Dual-jet coupling effects on flow field mechanism in shock wave/boundary layer interaction

In hypersonic flow, the coupling of shock wave/boundary layer interactions (SWBLI) induced by geometric discontinuity with shear layer will lead to a sudden increase in local heat flux. This paper focuses on the air rudder configuration and uses numerical simulation to investigate the regulation mechanisms of transverse jet, opposing jet, and their coupling effects on shock wave reconstruction, separation vortex evolution, and heat flux distribution. Numerical method was validated based on experimental data from the open literature and a grid-independent validation was completed.
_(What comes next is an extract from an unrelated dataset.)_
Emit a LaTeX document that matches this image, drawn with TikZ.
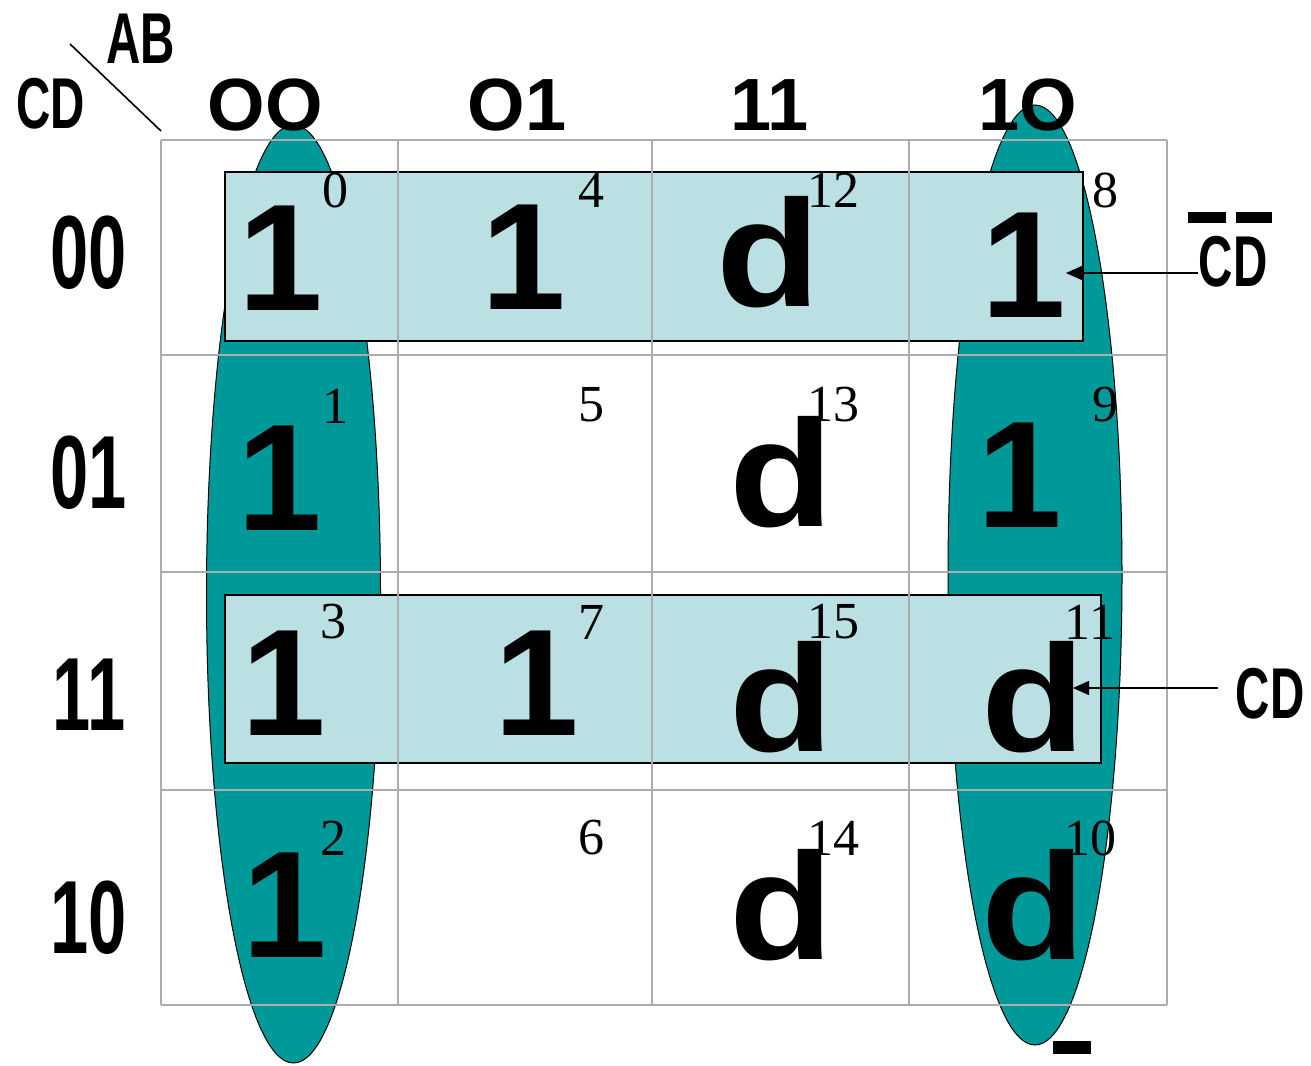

The results demonstrate that the bow shock induced by transverse jet can effectively suppress SWBLI on rudder lower surface, while the opposing jet reconstructing the leading-edge shock system to reduce local heat flux. However, single jet configurations induce detrimental local shock interactions, causing sharp heat flux peaks. In studies of dual-jet configurations, when the distance between the transverse jet and the rudder tip is three times the height of rudder, nearly 100 % coverage of the leading-edge region is achieved for protection, with heat flux reduced below 600 kW/m² in 50 % of the area. Compared to the average heat flux of 3567 kW/m² along the leading-edge symmetry line of baseline model, the dual-jet scheme demonstrates a reduction exceeding 2900 kW/m². This confirms the outstanding heat flux regulation effect of the synergistic action of dual-jet on the shock interaction flow field under appropriate configuration. Future research needs to establish a multi-parameter collaborative matching model to achieve synergistic optimization of the dual-jet scheme for both shock interference suppression and thermal environment control.